The Government Printing Office isn't included in President Obama's sustainability plans, but the legislative branch agency may be helping its executive brethren reach their greening goals.
Public Printer Robert Tapella has launched a slew of environmental initiatives since taking over the helm of the agency in 2007. He has bought alternative flex-fuel delivery vehicles, installed a green roof and initiated several in-house recycling efforts.
But to executive branch agencies, his most appealing endeavors are focused on the paper they use and the printers that churn it all out. After all, the federal government is intent on greening its work, and the GPO is the main printer for federal agencies.
The GPO's large brick building on North Capitol Street in Washington, D.C., screams inefficiency, sporting a cavernous printing floor and 1.5 million square feet of space. But Tapella has upgraded the equipment within, cutting the plant's volatile organic compounds emissions by 86 percent in the past year. U.S. EPA once classified the agency as a large quantity generator of hazardous waste; now, it is a conditionally exempt small quantity generator, meaning it produces less than 25 gallons of hazardous waste each month.
Tapella says getting there was relatively simple -- and cost-effective. Three years ago, agencies' documents were printed on presses that used solvent once and then immediately discarded the hazardous fluid. Now the GPO recovers up to 90 percent of the solvent after its first use.

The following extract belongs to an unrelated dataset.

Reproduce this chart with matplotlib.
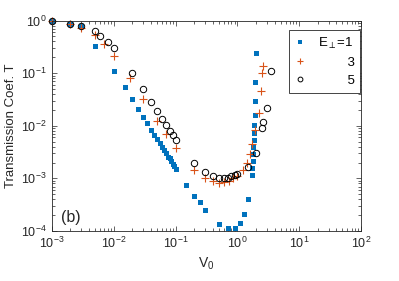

"'Why change something that works well?' is sort of the mantra," Tapella said of the attitude at the agency in the past. "Part of my discussion when I became public printer was to ask what we're doing, how we're doing it, and are there ways to make incremental or monumental changes."
Federal agencies are now asking GPO to go further. One agency requested that its paper not include oil made from menhaden -- a potentially overfished species most often used to make such non-petroleum oil. GPO officials were able to comply, Tapella said.
"What we're starting to hear from road shows and from visits with customers is they're asking questions they haven't asked before," he said.
Indeed, federal agencies have become much more focused on their greening efforts since President Obama directed them to create sustainability plans in an October 2009 executive order. Obama has set a governmentwide goal of reducing direct greenhouse gas emissions by 28 percent and indirect emissions by 13 percent over the next 10 years.
More than 50 agencies released their plans last week, outlining ideas that ranged from infrastructure improvements to installing renewable energy systems. Almost every plan included goals for recycling and sustainable purchasing.
Consequently, Tapella hopes to soon offer agencies more opportunities for buying environmentally friendly paper. Right now, the GPO must follow a set of quality controls established by the congressional Joint Committee on Printing. But such standards -- such as a minimum brightness for copy paper -- can sometimes limit customers' options.
Instead of GPO predetermining "winners and losers," Tapella wants agencies to choose which standards are important to them. Copier paper must now be bleached in order to meet the brightness requirement, for example. But if an agency decides that its paper doesn't need to be white -- and can instead look like newsprint -- GPO would be able to offer paper with a higher recycled content.
"Because our customers both on the Hill as well as in the agencies are asking us for greater options, we're recommending to the JCP that there be an environmental schedule to choose aspects most important to them," Tapella said.
Tapella's term at the GPO is almost up, and the Senate is expected to soon confirm William Boarman, vice president of the Communication Workers of America, as the next public printer. But Tapella asserts that the changes he's made will help GPO's financial future and decrease prices for its customers.
"It's amazing what these incredible changes can do to the bottom line," he said.